>> Start Data excerpt

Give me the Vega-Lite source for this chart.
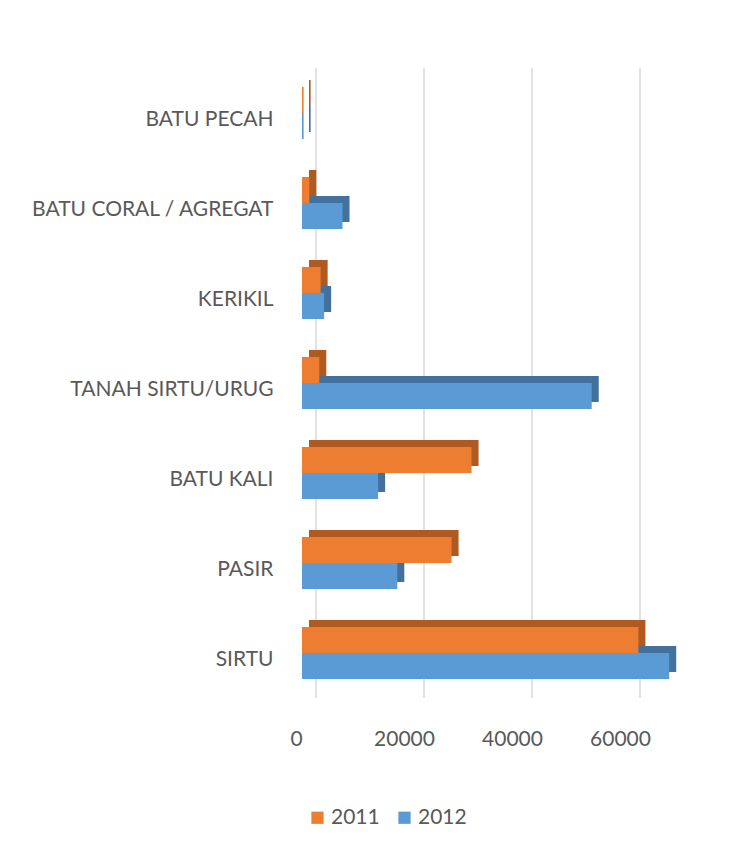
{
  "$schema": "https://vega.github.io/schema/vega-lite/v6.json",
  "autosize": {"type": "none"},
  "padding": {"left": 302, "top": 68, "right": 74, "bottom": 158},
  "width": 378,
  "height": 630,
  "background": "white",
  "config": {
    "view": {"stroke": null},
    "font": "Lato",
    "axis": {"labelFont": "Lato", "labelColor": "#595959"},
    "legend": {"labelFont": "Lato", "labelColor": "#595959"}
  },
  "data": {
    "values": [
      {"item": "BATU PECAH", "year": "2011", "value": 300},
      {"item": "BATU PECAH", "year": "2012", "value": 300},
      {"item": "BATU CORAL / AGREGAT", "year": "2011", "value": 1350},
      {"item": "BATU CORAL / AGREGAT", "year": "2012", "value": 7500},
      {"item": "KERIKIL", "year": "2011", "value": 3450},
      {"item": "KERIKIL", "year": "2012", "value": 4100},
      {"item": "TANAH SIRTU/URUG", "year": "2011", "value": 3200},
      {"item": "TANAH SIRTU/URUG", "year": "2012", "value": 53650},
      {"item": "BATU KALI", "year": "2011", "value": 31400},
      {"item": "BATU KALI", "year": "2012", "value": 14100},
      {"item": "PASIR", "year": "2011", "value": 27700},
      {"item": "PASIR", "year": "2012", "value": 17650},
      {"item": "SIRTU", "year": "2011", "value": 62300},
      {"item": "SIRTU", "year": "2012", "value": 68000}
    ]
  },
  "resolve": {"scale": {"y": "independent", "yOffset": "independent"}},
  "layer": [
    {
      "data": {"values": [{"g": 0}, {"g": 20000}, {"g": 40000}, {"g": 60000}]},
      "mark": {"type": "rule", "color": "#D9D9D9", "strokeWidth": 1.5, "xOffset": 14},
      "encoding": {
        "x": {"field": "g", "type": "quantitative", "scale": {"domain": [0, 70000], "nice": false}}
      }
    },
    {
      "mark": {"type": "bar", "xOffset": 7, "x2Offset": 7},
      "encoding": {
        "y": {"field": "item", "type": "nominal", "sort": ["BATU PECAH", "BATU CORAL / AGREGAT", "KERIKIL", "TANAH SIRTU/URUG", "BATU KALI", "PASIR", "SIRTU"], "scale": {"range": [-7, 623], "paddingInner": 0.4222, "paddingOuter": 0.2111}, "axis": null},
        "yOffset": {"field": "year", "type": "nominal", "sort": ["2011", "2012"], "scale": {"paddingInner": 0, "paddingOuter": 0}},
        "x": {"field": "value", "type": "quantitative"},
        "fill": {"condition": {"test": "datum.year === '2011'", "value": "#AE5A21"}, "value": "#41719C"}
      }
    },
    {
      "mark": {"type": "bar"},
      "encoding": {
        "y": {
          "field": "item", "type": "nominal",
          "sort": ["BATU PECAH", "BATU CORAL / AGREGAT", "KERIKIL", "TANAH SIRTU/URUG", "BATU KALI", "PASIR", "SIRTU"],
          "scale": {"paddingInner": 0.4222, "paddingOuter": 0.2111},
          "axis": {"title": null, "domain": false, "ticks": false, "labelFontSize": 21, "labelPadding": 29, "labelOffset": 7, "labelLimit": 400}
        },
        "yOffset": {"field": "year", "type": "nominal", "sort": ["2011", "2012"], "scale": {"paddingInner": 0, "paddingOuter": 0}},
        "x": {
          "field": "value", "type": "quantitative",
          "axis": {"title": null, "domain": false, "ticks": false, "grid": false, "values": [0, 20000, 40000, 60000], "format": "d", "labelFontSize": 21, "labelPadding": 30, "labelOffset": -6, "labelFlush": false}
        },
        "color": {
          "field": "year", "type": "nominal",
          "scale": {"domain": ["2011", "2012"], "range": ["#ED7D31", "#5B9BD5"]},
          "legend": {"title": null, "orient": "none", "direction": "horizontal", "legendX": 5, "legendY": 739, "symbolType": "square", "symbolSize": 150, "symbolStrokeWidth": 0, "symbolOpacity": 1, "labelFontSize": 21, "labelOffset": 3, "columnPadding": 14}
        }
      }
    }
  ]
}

>> End Data excerpt

■ Aim: Leave out the pictures and reproduce the rest of the listing exactly.

■ Response:
Give me the Vega-Lite source for this chart.
{
  "$schema": "https://vega.github.io/schema/vega-lite/v6.json",
  "autosize": {"type": "none"},
  "padding": {"left": 302, "top": 68, "right": 74, "bottom": 158},
  "width": 378,
  "height": 630,
  "background": "white",
  "config": {
    "view": {"stroke": null},
    "font": "Lato",
    "axis": {"labelFont": "Lato", "labelColor": "#595959"},
    "legend": {"labelFont": "Lato", "labelColor": "#595959"}
  },
  "data": {
    "values": [
      {"item": "BATU PECAH", "year": "2011", "value": 300},
      {"item": "BATU PECAH", "year": "2012", "value": 300},
      {"item": "BATU CORAL / AGREGAT", "year": "2011", "value": 1350},
      {"item": "BATU CORAL / AGREGAT", "year": "2012", "value": 7500},
      {"item": "KERIKIL", "year": "2011", "value": 3450},
      {"item": "KERIKIL", "year": "2012", "value": 4100},
      {"item": "TANAH SIRTU/URUG", "year": "2011", "value": 3200},
      {"item": "TANAH SIRTU/URUG", "year": "2012", "value": 53650},
      {"item": "BATU KALI", "year": "2011", "value": 31400},
      {"item": "BATU KALI", "year": "2012", "value": 14100},
      {"item": "PASIR", "year": "2011", "value": 27700},
      {"item": "PASIR", "year": "2012", "value": 17650},
      {"item": "SIRTU", "year": "2011", "value": 62300},
      {"item": "SIRTU", "year": "2012", "value": 68000}
    ]
  },
  "resolve": {"scale": {"y": "independent", "yOffset": "independent"}},
  "layer": [
    {
      "data": {"values": [{"g": 0}, {"g": 20000}, {"g": 40000}, {"g": 60000}]},
      "mark": {"type": "rule", "color": "#D9D9D9", "strokeWidth": 1.5, "xOffset": 14},
      "encoding": {
        "x": {"field": "g", "type": "quantitative", "scale": {"domain": [0, 70000], "nice": false}}
      }
    },
    {
      "mark": {"type": "bar", "xOffset": 7, "x2Offset": 7},
      "encoding": {
        "y": {"field": "item", "type": "nominal", "sort": ["BATU PECAH", "BATU CORAL / AGREGAT", "KERIKIL", "TANAH SIRTU/URUG", "BATU KALI", "PASIR", "SIRTU"], "scale": {"range": [-7, 623], "paddingInner": 0.4222, "paddingOuter": 0.2111}, "axis": null},
        "yOffset": {"field": "year", "type": "nominal", "sort": ["2011", "2012"], "scale": {"paddingInner": 0, "paddingOuter": 0}},
        "x": {"field": "value", "type": "quantitative"},
        "fill": {"condition": {"test": "datum.year === '2011'", "value": "#AE5A21"}, "value": "#41719C"}
      }
    },
    {
      "mark": {"type": "bar"},
      "encoding": {
        "y": {
          "field": "item", "type": "nominal",
          "sort": ["BATU PECAH", "BATU CORAL / AGREGAT", "KERIKIL", "TANAH SIRTU/URUG", "BATU KALI", "PASIR", "SIRTU"],
          "scale": {"paddingInner": 0.4222, "paddingOuter": 0.2111},
          "axis": {"title": null, "domain": false, "ticks": false, "labelFontSize": 21, "labelPadding": 29, "labelOffset": 7, "labelLimit": 400}
        },
        "yOffset": {"field": "year", "type": "nominal", "sort": ["2011", "2012"], "scale": {"paddingInner": 0, "paddingOuter": 0}},
        "x": {
          "field": "value", "type": "quantitative",
          "axis": {"title": null, "domain": false, "ticks": false, "grid": false, "values": [0, 20000, 40000, 60000], "format": "d", "labelFontSize": 21, "labelPadding": 30, "labelOffset": -6, "labelFlush": false}
        },
        "color": {
          "field": "year", "type": "nominal",
          "scale": {"domain": ["2011", "2012"], "range": ["#ED7D31", "#5B9BD5"]},
          "legend": {"title": null, "orient": "none", "direction": "horizontal", "legendX": 5, "legendY": 739, "symbolType": "square", "symbolSize": 150, "symbolStrokeWidth": 0, "symbolOpacity": 1, "labelFontSize": 21, "labelOffset": 3, "columnPadding": 14}
        }
      }
    }
  ]
}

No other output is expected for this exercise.